───── Data excerpts

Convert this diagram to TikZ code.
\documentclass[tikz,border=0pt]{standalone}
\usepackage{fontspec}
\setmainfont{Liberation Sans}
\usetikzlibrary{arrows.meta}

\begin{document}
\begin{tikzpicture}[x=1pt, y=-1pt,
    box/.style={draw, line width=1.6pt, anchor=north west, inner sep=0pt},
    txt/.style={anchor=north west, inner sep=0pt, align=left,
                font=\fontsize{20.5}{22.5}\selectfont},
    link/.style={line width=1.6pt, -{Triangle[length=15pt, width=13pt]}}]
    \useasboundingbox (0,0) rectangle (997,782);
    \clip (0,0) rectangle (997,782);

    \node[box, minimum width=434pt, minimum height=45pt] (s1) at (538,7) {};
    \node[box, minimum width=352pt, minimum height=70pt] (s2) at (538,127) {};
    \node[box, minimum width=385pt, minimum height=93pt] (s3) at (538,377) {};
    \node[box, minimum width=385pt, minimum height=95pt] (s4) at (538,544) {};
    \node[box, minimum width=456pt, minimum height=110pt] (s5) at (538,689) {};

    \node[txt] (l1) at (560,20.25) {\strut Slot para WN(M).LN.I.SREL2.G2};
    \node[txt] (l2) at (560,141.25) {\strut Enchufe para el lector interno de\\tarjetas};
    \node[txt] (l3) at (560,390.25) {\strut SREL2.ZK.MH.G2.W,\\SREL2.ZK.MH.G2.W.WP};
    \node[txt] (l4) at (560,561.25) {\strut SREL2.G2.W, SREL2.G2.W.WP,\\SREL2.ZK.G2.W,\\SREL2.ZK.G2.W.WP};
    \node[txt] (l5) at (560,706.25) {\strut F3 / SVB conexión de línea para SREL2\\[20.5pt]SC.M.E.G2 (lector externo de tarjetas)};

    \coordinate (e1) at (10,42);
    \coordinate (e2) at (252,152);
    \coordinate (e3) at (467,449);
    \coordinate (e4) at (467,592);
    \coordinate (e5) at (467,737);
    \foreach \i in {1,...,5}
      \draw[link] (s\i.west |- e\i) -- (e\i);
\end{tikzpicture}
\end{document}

──────────
───── Data excerpts

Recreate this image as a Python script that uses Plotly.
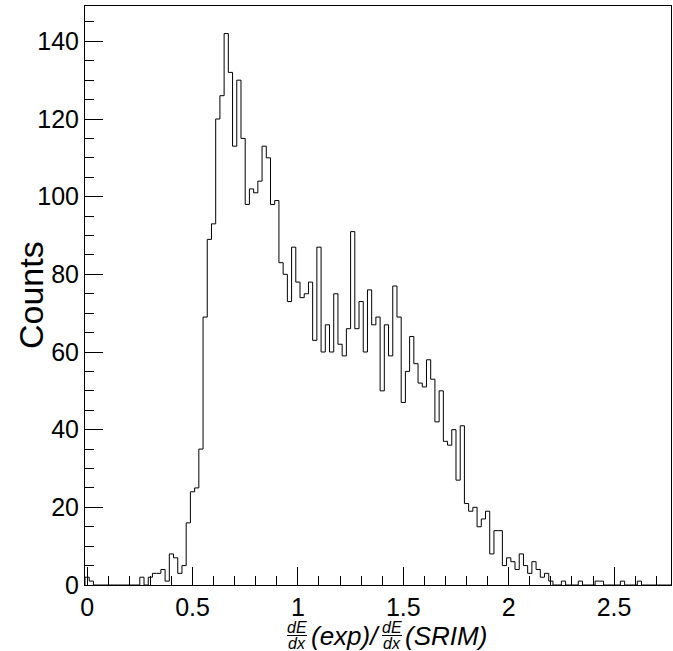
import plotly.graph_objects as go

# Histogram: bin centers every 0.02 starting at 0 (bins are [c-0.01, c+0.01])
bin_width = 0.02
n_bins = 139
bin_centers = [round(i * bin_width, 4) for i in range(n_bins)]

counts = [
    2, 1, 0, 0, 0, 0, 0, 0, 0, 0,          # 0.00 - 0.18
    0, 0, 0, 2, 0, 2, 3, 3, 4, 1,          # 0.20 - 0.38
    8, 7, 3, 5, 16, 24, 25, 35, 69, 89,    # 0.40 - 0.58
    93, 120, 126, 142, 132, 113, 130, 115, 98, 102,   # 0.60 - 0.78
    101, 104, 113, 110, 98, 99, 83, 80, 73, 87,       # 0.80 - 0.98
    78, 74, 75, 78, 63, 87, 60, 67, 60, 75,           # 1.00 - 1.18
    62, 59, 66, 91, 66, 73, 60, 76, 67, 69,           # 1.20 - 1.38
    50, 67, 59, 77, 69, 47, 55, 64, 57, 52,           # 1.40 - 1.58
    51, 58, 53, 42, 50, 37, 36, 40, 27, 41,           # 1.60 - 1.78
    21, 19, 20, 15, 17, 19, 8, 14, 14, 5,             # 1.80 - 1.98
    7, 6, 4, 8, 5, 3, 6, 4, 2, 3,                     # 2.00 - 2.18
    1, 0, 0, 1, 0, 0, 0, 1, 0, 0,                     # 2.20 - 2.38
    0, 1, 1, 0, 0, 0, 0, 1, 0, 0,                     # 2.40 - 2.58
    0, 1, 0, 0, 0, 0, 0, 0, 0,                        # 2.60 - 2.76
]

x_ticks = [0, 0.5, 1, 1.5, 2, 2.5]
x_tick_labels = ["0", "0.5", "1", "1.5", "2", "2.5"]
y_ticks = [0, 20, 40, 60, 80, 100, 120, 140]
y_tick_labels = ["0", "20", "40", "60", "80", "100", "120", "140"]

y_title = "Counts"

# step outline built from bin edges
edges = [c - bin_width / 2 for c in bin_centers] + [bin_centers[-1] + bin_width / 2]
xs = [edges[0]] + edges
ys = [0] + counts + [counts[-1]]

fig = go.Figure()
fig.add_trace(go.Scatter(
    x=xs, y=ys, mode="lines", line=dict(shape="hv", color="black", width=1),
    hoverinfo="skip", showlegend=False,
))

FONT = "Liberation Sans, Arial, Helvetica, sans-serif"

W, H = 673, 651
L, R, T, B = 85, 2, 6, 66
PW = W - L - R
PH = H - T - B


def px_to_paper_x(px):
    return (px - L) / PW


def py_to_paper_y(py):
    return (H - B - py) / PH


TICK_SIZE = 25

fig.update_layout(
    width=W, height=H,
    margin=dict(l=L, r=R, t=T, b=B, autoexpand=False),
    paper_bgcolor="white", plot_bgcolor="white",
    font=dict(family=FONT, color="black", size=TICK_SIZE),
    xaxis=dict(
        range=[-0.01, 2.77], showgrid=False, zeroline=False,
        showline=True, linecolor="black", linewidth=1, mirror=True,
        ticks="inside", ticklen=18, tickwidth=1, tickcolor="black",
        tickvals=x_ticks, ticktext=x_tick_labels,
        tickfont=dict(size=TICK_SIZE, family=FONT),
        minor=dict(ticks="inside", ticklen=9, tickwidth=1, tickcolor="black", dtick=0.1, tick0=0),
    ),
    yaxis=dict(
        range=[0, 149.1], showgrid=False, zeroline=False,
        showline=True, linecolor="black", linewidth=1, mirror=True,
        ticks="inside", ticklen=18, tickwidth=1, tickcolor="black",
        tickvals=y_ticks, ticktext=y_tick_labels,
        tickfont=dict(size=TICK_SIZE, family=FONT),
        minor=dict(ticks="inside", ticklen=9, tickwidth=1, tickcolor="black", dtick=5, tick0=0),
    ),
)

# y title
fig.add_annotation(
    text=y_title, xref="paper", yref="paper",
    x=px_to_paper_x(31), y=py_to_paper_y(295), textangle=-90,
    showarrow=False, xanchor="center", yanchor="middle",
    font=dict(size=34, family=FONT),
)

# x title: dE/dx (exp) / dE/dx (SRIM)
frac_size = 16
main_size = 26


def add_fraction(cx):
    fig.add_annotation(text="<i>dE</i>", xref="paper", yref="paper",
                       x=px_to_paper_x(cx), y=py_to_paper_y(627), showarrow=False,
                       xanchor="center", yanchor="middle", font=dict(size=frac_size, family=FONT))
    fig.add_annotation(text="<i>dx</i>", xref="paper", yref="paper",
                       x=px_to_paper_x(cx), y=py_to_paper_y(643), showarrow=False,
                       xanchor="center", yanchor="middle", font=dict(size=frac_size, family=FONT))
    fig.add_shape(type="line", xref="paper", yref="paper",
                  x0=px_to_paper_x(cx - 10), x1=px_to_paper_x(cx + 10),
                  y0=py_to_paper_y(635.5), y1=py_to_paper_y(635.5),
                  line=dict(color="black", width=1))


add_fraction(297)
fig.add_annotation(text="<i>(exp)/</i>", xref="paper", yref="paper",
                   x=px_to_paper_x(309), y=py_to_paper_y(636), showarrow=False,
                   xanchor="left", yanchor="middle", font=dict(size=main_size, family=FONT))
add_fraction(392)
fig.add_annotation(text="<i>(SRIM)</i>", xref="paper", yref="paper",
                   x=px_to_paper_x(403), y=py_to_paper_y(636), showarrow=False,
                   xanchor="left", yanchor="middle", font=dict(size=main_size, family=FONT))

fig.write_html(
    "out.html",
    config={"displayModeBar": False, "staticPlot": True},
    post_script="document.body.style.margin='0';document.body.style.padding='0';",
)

──────────

● Aim:
Give only the lines from the one with "Recreate this image" to the one with "bin_centers = [round(i", both included, again and exactly; leave the images out.

● Result of this task:
Recreate this image as a Python script that uses Plotly.
import plotly.graph_objects as go

# Histogram: bin centers every 0.02 starting at 0 (bins are [c-0.01, c+0.01])
bin_width = 0.02
n_bins = 139
bin_centers = [round(i * bin_width, 4) for i in range(n_bins)]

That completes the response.